— Data shown —

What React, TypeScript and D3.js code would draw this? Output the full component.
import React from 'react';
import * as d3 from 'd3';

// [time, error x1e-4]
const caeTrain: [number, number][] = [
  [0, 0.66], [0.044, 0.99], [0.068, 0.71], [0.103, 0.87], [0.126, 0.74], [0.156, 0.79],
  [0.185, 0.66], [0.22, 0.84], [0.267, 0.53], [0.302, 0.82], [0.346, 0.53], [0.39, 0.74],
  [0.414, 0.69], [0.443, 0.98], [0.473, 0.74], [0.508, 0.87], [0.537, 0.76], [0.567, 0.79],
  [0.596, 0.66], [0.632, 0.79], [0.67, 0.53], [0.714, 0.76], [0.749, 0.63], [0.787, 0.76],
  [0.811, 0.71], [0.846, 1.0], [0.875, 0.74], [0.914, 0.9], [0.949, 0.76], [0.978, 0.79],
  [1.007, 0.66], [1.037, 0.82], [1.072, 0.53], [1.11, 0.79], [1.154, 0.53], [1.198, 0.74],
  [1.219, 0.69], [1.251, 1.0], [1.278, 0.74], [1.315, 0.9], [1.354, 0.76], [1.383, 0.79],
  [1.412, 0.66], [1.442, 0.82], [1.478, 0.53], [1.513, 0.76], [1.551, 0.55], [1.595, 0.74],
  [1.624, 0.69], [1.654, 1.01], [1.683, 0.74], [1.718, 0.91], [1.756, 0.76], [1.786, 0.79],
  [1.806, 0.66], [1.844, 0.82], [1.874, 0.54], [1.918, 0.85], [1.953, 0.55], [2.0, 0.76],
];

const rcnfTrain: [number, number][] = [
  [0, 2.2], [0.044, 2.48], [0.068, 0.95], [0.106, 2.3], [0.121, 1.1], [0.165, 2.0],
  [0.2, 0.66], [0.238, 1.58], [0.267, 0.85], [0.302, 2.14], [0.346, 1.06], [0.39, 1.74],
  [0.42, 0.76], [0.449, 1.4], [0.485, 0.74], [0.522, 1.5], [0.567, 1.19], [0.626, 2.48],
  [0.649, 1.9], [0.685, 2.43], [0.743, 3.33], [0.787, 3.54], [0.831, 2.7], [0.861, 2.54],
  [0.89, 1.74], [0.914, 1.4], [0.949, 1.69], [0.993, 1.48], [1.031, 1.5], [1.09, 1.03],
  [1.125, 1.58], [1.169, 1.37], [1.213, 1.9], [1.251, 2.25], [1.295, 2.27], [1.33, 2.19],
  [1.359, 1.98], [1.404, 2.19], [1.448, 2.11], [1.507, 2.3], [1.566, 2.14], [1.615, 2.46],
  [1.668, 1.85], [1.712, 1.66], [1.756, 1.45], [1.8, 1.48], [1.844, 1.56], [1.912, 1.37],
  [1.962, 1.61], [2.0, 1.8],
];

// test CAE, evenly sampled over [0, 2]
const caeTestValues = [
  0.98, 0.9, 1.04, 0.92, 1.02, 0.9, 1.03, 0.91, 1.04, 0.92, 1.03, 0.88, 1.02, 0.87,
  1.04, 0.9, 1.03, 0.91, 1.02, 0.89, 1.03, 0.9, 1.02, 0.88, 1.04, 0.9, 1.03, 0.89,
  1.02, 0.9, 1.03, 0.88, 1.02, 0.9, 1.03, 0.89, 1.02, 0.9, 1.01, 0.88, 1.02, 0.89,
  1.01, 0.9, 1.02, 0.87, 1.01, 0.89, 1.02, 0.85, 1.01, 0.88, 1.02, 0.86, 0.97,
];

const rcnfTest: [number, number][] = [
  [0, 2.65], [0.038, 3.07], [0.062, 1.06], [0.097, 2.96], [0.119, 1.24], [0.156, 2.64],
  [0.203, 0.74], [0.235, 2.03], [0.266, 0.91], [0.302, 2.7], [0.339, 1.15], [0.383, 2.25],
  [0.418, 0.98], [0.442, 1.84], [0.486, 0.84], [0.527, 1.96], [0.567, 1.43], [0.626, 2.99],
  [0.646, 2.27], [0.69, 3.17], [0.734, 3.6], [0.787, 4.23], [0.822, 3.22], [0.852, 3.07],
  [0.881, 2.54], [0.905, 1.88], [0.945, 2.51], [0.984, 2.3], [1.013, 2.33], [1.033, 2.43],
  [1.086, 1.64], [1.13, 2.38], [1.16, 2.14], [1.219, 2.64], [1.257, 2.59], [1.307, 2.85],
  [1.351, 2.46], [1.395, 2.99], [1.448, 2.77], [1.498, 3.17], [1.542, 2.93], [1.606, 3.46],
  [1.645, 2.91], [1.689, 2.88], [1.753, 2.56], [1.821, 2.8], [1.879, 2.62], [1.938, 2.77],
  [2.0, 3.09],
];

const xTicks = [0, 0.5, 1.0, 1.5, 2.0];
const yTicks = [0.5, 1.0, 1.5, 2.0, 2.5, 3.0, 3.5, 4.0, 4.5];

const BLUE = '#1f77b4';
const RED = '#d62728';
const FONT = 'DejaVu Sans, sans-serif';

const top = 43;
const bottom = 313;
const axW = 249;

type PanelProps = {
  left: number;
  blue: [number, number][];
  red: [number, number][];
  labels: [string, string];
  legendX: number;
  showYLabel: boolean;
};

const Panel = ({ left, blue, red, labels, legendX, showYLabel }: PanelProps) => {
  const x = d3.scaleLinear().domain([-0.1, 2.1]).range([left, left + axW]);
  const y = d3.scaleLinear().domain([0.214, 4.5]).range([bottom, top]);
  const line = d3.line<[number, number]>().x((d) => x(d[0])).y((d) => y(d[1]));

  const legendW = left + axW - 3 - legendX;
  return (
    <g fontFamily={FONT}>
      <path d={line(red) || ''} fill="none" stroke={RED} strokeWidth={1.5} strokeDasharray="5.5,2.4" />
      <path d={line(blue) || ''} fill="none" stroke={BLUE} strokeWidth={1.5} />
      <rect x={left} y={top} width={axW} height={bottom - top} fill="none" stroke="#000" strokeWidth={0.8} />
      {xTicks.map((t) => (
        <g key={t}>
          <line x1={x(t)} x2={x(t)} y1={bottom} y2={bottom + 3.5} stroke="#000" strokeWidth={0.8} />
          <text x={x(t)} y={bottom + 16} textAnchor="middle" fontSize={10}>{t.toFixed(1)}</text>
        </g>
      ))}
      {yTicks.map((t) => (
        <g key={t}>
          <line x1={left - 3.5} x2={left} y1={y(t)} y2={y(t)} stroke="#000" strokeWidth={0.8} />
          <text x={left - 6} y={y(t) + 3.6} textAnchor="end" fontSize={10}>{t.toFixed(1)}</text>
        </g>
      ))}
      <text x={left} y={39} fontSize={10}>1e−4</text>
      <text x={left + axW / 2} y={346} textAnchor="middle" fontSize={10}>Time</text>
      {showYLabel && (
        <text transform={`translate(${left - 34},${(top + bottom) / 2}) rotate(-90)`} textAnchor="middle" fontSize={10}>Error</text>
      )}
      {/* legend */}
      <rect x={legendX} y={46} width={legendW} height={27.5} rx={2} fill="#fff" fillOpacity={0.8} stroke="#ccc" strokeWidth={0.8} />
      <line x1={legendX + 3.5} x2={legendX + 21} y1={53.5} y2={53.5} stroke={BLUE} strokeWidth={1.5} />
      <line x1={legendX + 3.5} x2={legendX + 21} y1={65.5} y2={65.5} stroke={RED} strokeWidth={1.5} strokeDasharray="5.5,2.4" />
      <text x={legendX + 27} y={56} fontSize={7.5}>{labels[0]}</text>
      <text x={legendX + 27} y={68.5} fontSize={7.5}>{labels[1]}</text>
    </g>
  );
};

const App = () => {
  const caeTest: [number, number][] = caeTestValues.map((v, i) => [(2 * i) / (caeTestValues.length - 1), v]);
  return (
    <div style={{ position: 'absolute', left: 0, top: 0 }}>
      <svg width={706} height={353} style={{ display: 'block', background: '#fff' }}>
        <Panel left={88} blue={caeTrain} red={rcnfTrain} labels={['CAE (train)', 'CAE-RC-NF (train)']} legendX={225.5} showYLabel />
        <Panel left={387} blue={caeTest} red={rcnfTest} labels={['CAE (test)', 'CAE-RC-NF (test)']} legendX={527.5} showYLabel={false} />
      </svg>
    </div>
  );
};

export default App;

---

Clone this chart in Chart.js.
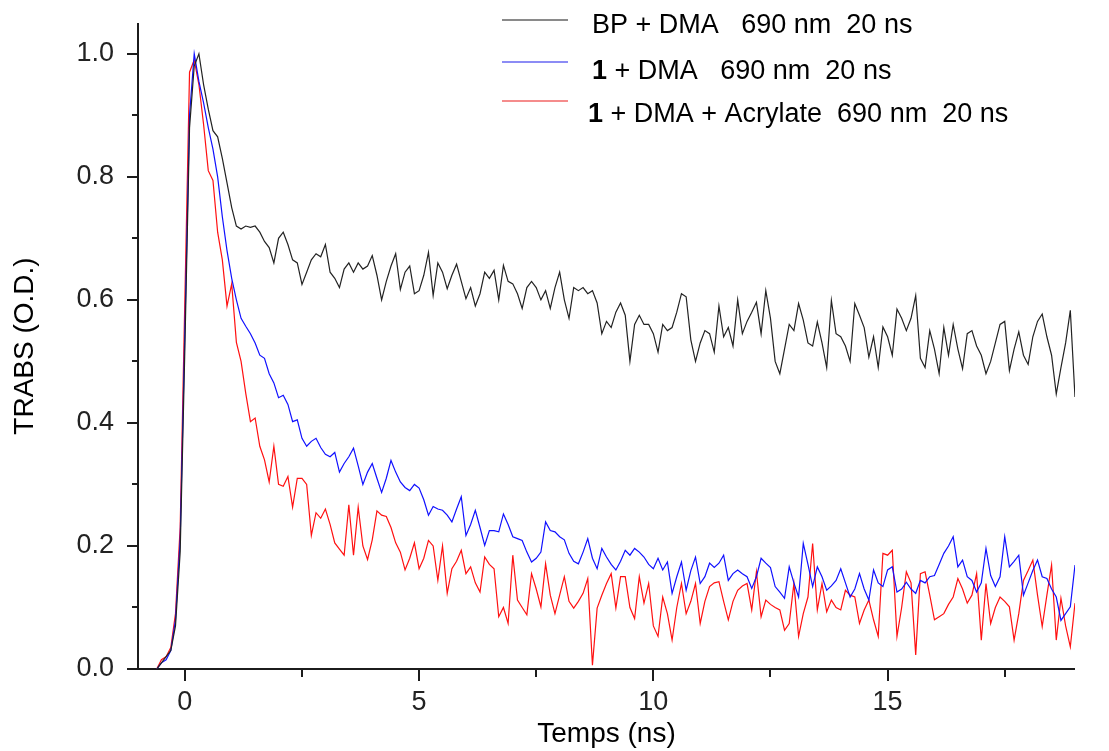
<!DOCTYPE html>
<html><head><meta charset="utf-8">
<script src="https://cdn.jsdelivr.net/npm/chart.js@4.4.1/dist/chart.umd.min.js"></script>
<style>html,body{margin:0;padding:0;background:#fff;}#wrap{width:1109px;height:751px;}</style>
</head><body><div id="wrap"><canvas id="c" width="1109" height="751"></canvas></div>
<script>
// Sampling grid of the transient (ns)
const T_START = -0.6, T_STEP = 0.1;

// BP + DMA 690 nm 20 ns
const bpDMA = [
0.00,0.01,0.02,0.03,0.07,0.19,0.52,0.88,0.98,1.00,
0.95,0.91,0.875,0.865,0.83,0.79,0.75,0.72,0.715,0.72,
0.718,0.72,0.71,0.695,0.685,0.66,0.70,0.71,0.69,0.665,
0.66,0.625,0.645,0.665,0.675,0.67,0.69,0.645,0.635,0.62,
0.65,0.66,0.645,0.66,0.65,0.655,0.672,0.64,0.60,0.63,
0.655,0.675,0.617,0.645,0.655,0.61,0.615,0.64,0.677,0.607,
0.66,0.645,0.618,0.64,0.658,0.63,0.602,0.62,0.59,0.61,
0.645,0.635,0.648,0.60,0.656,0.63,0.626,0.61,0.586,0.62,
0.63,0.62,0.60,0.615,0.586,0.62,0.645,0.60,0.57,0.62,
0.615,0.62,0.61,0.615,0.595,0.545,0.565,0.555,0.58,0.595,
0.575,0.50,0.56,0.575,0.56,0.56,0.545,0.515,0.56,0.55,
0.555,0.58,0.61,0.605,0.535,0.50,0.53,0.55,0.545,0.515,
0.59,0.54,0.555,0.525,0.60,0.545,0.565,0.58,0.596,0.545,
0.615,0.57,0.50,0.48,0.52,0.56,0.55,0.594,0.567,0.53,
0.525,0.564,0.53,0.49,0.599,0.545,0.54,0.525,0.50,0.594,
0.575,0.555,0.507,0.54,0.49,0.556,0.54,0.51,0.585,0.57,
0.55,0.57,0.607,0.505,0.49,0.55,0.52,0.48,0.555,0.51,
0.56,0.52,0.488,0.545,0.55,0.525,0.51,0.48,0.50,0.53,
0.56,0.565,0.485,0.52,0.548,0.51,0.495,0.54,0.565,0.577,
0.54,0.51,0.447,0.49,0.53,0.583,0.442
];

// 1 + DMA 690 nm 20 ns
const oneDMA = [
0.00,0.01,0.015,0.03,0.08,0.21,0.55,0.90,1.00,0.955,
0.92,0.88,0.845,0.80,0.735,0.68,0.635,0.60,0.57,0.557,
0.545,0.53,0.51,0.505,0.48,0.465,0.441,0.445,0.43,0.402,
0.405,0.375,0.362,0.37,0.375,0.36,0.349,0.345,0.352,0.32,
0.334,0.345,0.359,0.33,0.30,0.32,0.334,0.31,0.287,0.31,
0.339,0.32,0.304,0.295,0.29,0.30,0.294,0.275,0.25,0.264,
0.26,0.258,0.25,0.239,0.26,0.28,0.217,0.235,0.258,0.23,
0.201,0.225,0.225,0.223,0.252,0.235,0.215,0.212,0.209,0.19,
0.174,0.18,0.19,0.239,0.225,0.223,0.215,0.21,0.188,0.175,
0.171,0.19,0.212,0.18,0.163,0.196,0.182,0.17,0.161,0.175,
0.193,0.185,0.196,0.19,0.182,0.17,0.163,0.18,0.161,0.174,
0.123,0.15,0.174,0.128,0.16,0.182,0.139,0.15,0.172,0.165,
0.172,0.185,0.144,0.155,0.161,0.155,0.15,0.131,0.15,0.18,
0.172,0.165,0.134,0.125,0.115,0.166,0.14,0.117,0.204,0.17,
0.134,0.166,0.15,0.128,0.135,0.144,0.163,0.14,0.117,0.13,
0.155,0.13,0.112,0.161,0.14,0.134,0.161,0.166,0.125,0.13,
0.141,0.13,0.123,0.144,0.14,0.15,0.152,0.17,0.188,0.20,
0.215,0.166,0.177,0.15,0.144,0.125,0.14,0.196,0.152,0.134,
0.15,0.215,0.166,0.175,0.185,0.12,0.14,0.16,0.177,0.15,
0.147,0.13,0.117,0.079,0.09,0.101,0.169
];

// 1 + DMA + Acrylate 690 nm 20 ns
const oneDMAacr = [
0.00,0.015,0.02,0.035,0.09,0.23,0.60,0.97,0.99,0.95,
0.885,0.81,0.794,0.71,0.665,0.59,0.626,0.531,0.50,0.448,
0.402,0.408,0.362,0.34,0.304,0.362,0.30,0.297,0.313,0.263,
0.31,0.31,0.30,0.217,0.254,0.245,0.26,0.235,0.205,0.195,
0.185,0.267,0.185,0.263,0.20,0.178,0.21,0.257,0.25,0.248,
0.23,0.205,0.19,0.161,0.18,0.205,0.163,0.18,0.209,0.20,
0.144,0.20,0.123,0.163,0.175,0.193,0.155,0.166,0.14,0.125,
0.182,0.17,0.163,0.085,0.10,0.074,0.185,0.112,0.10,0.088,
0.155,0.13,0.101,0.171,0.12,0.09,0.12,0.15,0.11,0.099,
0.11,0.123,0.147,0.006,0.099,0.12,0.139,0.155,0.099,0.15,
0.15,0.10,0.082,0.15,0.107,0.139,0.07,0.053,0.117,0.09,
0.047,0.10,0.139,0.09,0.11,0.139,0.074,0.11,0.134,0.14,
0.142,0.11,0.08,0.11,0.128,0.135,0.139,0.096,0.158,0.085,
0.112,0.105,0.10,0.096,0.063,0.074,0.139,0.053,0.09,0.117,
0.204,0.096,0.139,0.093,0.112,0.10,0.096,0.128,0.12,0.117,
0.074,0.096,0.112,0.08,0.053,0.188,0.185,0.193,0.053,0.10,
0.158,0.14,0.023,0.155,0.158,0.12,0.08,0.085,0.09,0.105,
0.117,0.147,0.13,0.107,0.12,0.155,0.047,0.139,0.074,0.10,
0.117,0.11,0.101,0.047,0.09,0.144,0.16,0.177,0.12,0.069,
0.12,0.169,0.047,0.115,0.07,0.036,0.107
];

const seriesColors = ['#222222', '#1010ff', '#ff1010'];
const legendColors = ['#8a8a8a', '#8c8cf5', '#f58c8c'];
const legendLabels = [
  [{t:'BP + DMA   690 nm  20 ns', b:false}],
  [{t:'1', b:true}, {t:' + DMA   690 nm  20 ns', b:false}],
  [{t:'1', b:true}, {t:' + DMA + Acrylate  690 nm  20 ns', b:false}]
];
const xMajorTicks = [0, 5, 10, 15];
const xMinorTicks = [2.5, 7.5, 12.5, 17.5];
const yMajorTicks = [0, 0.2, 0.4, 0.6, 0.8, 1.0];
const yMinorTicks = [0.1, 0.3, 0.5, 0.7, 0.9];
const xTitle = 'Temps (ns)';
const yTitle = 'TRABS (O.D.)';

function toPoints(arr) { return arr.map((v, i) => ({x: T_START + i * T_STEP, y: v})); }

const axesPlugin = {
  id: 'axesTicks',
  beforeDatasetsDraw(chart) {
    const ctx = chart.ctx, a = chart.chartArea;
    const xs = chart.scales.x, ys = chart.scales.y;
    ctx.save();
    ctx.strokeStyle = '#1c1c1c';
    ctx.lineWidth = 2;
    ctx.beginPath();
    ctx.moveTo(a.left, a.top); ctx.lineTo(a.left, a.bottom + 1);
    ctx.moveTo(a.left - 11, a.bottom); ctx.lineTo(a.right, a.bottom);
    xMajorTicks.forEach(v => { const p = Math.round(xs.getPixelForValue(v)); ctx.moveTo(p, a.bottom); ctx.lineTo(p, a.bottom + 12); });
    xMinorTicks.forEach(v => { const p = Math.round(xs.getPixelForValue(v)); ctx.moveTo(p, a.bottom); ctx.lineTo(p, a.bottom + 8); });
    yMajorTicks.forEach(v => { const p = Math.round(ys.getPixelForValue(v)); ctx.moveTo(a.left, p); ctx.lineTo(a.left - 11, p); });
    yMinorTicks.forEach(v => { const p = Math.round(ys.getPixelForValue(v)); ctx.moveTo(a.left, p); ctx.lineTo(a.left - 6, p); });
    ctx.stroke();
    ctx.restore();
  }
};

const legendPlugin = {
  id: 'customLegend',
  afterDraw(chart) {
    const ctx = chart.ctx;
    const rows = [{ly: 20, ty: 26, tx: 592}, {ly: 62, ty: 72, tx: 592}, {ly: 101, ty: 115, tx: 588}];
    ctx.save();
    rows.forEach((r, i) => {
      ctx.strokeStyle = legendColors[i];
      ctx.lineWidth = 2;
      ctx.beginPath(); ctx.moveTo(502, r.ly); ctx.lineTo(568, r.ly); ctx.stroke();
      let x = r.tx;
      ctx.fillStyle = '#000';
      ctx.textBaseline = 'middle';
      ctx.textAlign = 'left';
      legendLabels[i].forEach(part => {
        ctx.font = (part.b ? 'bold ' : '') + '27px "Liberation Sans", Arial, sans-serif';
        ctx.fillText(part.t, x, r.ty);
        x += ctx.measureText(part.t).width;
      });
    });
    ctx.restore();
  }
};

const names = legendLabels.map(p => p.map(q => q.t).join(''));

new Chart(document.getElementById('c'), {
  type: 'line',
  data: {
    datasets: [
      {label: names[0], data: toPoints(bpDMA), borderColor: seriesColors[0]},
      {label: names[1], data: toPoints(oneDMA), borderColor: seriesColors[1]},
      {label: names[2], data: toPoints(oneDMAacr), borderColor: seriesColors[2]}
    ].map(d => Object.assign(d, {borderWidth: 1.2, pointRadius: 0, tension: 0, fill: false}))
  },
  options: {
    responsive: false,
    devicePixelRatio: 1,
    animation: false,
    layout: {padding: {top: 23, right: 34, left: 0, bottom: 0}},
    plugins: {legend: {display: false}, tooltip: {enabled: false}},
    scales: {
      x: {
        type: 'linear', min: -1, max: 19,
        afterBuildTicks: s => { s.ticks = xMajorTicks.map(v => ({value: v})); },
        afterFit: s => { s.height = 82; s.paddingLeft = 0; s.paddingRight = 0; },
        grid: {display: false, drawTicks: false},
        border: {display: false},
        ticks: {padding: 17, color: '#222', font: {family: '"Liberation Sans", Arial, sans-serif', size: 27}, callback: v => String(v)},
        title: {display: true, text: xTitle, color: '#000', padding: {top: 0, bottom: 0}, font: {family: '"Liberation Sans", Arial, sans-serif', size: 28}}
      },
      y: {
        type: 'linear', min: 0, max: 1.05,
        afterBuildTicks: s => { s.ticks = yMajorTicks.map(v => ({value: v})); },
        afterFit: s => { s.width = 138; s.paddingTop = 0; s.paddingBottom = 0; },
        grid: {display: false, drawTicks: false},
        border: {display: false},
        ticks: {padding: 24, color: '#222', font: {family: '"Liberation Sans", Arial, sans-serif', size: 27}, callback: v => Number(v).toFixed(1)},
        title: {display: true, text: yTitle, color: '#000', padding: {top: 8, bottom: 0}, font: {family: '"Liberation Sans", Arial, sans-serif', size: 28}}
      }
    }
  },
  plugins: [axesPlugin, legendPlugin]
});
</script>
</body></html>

* * *

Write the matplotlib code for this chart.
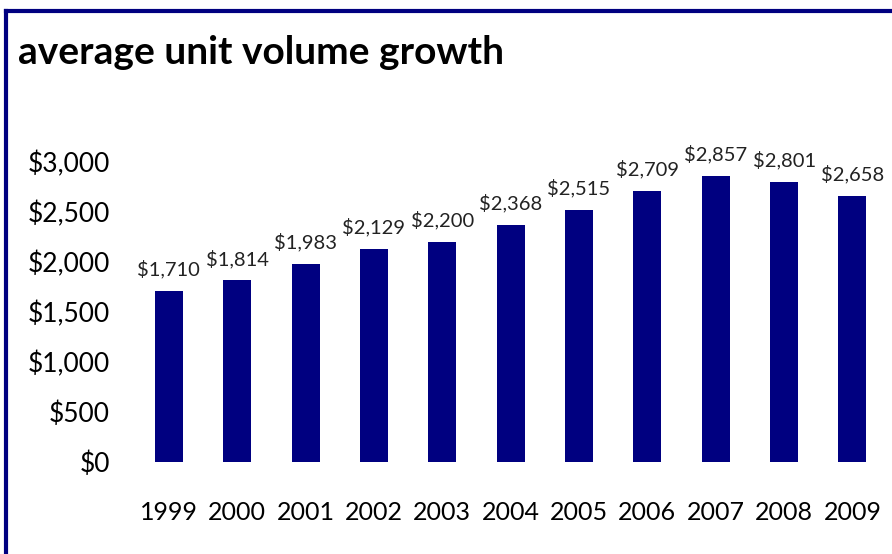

— To be done —
Gather all lines of the records that include the word "code".

— Correct answer —
What React, TypeScript and D3.js code would draw this? Output the full component.
Write the matplotlib code for this chart.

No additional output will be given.